In 1997, after 5 successful years as principal, I applied for the open position of school district superintendent. Not only was I passed over for the position, but I was excluded from any other promotion in that district. These decisions were all made in secret, behind closed doors.
I paid little attention when I was first warned about possible retaliation in 1986. That warning came from my attorneys when I filed the original lawsuit. They warned that if I filed this lawsuit, my career in public school administration would be over. They said that the informal "boys network" would take me out, a blacklisting of sorts. I never gave that warning a second thought. Professionals don't behave this way, do they?
In 1997, I paid a lot of attention! It was clear to me, and later confirmed by an EEOC investigation, that those hiring decisions were made behind closed doors specifically to exclude me from any opportunity for those positions. So I filed a second lawsuit in federal court.
That's when the retaliation began in earnest. In my position as K-12 principal from 1997 on, every initiative I attempted was thwarted one way or the other by the central office. In 1999, I received my first negative evaluation in 30 years. The word "seditious" was used to describe my attention to rules, laws and statutes!
Then the superintendent made me an early retirement offer - tried to buy me out. When I stuck it out, the district transferred me the next year to another school further from my home. It was a deliberate, retaliatory transfer. Shortly thereafter, the district made a significant salary proposal to our bargaining unit, which was tied to my retirement at the end of the end. Nobody got the big bucks unless I retired. The old divide and conquer strategy! When I did retire in 2001, I was denied extra health insurance benefits, which had been given to the male principals who retired before - and after me.
The variety of experiences I had with harassment and retaliation are described in Plaintiff Blues.
Lesson Learned: Retaliation is very common. It is the easiest and cheapest response for an employer when an employee complains about discrimination.
Lesson Learned: Retaliation can come in many forms, most of them more subtle than outright termination. Retaliation I experienced after my 1997 discrimination complaint included my first negative evaluation, pressure to retire early, divide and conquer attacks on our bargaining unit, involuntary transfer, denial of fringe benefits that other similarly situated men got, with lack of administrative support and nuisance assignments scattered throughout.
Lesson Learned: Retaliation can be very difficult to prove. Employers and supervisors don't announce their intention to retaliate. So direct evidence of retaliation is very hard to find. Unfortunately until 2003, most federal courts required direct evidence in discrimination cases. However, with the 2003 Desert Palace V. Costa decision, the Supreme Court established that circumstantial evidence is equally as probative of discrimination. Circumstantial evidence is not only sufficient, but may also be more certain, satisfying and persuasive than direct evidence.
Lesson Learned: Unfortunately, until 2006, the courts have not been supportive to victims of retaliation, unless the adverse action by the employer resulted in dismissal. My challenge on the retaliation listed above hit the federal court in 2001, 5 years before the Supreme Court in the Burlington Northern Santa Fe v. White case.

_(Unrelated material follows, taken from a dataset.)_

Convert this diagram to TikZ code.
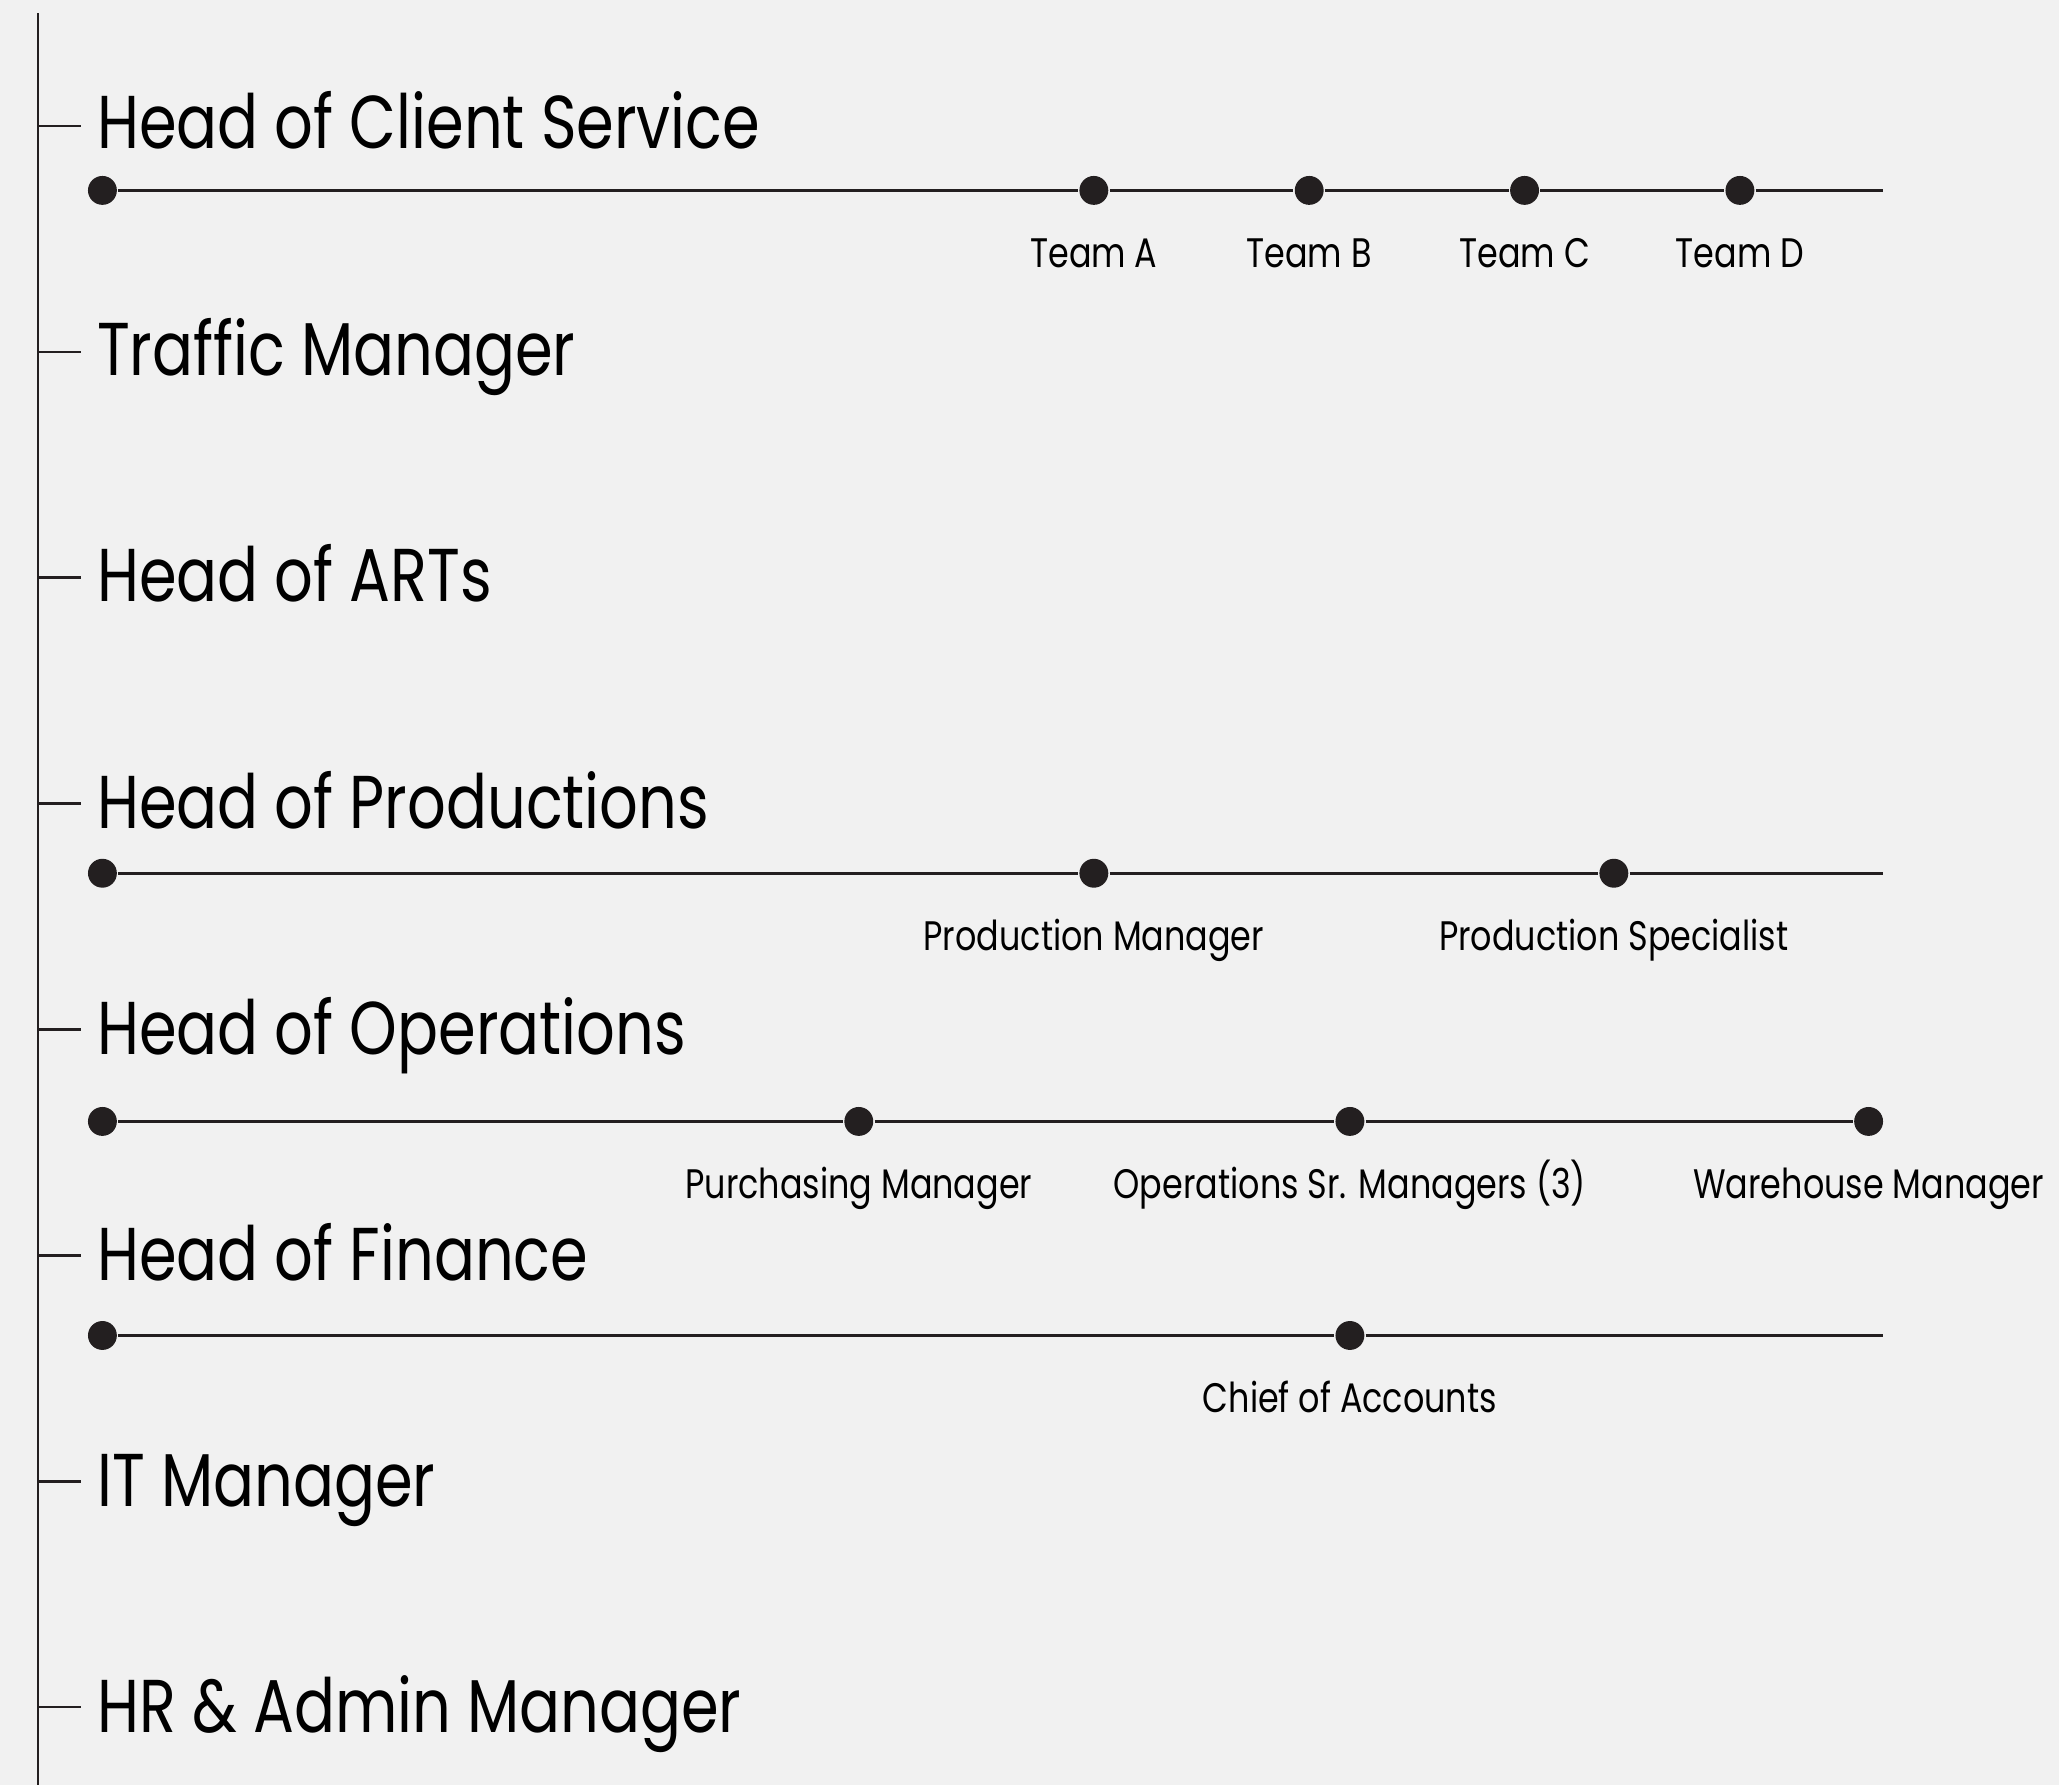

In Burlington, the court finally established the precedent that any adverse employment action that might dissuade a reasonable worker from complaining about discrimination would count as retaliation. This is critical because the entire concept of our civil rights against discrimination depends on individuals' willingness to complain.
Lesson Learned: The employee on the receiving end of retaliation because he/she complained about discrimination is not the only victim of those acts of retaliation. There is a chilling effect on all other employees. They will be reluctant to help in any investigation and unwilling to file a complaint of their own. Why? Because they can see what happens to those that do! I describe in detail this kind of chilling effect on my colleagues in Plaintiff Blues.
Lesson Learned: Once my supervising superintendent's retaliatory bent was widely know throughout the district, everyone shut up. Channels of communication shut down. The governing school board lost access to any other source of information. Retaliation can have a chilling effect not just on individuals, but also on entire institutions.